Each line from the one containing "The picture is" through the one containing "d3.scaleLinear().domain([0, 16]).range([plot.bottom, plot.top]);" must be echoed exactly, endpoints included, and every other line omitted.

======== Given entries ========

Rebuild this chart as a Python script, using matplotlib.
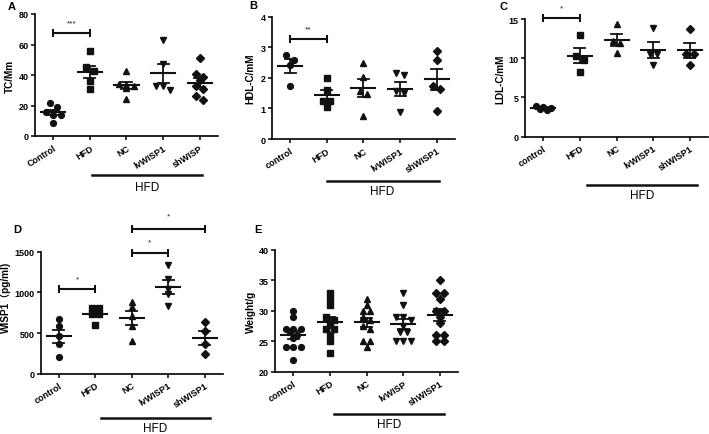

========
======== Given entries ========

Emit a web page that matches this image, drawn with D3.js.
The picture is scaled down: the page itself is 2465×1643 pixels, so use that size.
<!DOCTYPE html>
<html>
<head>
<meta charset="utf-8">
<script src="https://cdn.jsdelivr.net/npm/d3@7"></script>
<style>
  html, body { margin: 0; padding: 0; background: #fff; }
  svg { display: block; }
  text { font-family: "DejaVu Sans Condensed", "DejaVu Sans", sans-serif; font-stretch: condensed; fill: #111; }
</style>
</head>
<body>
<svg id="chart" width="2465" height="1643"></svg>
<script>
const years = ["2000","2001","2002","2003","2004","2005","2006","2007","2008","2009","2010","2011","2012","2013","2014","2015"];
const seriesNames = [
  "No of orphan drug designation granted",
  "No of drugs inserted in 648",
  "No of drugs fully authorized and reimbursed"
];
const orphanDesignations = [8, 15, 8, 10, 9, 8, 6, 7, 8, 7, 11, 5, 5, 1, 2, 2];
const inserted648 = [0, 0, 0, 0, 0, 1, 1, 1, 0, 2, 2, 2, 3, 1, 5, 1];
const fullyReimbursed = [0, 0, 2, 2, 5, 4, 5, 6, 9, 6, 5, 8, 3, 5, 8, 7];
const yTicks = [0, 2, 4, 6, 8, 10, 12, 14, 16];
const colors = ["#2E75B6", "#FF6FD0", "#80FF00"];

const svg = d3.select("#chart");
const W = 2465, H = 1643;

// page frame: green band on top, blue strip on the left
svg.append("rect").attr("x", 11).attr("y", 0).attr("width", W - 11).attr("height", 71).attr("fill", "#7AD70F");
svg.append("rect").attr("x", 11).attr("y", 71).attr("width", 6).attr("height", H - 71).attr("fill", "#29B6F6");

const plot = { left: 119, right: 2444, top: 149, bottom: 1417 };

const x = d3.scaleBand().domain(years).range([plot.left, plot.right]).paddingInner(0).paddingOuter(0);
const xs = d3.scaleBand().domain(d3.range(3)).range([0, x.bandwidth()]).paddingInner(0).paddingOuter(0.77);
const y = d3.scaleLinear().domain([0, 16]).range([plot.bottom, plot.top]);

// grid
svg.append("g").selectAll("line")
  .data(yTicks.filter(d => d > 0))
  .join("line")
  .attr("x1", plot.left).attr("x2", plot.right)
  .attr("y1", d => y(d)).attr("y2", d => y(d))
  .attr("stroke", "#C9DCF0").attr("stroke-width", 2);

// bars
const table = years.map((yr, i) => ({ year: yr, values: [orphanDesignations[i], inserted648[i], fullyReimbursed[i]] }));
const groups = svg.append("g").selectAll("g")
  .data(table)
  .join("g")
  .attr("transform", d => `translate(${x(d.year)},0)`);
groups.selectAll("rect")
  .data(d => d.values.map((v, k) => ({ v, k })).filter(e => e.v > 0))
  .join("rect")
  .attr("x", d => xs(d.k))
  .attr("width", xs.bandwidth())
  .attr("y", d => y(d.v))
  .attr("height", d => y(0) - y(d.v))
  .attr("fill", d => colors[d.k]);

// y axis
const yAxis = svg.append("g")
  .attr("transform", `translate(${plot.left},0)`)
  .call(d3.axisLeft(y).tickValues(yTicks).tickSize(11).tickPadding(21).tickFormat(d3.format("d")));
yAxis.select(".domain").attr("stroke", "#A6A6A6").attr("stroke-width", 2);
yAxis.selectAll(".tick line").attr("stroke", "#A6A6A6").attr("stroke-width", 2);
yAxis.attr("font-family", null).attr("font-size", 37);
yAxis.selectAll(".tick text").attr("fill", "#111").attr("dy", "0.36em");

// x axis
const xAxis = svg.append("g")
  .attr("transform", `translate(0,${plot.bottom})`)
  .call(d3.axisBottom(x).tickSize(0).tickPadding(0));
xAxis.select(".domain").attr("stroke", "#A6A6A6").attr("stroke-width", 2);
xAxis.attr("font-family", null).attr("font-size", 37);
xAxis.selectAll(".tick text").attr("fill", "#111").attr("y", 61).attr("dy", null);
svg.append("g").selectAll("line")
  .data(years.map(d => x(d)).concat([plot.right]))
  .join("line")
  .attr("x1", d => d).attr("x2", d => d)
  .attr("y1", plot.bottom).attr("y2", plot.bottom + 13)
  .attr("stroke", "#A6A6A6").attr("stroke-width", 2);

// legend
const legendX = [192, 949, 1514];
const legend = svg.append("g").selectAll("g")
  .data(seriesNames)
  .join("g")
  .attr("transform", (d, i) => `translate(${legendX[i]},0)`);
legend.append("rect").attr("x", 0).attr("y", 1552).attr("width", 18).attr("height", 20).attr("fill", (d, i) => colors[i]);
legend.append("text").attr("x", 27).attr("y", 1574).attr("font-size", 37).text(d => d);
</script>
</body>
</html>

========

Task answer
The picture is scaled down: the page itself is 2465×1643 pixels, so use that size.
<!DOCTYPE html>
<html>
<head>
<meta charset="utf-8">
<script src="https://cdn.jsdelivr.net/npm/d3@7"></script>
<style>
  html, body { margin: 0; padding: 0; background: #fff; }
  svg { display: block; }
  text { font-family: "DejaVu Sans Condensed", "DejaVu Sans", sans-serif; font-stretch: condensed; fill: #111; }
</style>
</head>
<body>
<svg id="chart" width="2465" height="1643"></svg>
<script>
const years = ["2000","2001","2002","2003","2004","2005","2006","2007","2008","2009","2010","2011","2012","2013","2014","2015"];
const seriesNames = [
  "No of orphan drug designation granted",
  "No of drugs inserted in 648",
  "No of drugs fully authorized and reimbursed"
];
const orphanDesignations = [8, 15, 8, 10, 9, 8, 6, 7, 8, 7, 11, 5, 5, 1, 2, 2];
const inserted648 = [0, 0, 0, 0, 0, 1, 1, 1, 0, 2, 2, 2, 3, 1, 5, 1];
const fullyReimbursed = [0, 0, 2, 2, 5, 4, 5, 6, 9, 6, 5, 8, 3, 5, 8, 7];
const yTicks = [0, 2, 4, 6, 8, 10, 12, 14, 16];
const colors = ["#2E75B6", "#FF6FD0", "#80FF00"];

const svg = d3.select("#chart");
const W = 2465, H = 1643;

// page frame: green band on top, blue strip on the left
svg.append("rect").attr("x", 11).attr("y", 0).attr("width", W - 11).attr("height", 71).attr("fill", "#7AD70F");
svg.append("rect").attr("x", 11).attr("y", 71).attr("width", 6).attr("height", H - 71).attr("fill", "#29B6F6");

const plot = { left: 119, right: 2444, top: 149, bottom: 1417 };

const x = d3.scaleBand().domain(years).range([plot.left, plot.right]).paddingInner(0).paddingOuter(0);
const xs = d3.scaleBand().domain(d3.range(3)).range([0, x.bandwidth()]).paddingInner(0).paddingOuter(0.77);
const y = d3.scaleLinear().domain([0, 16]).range([plot.bottom, plot.top]);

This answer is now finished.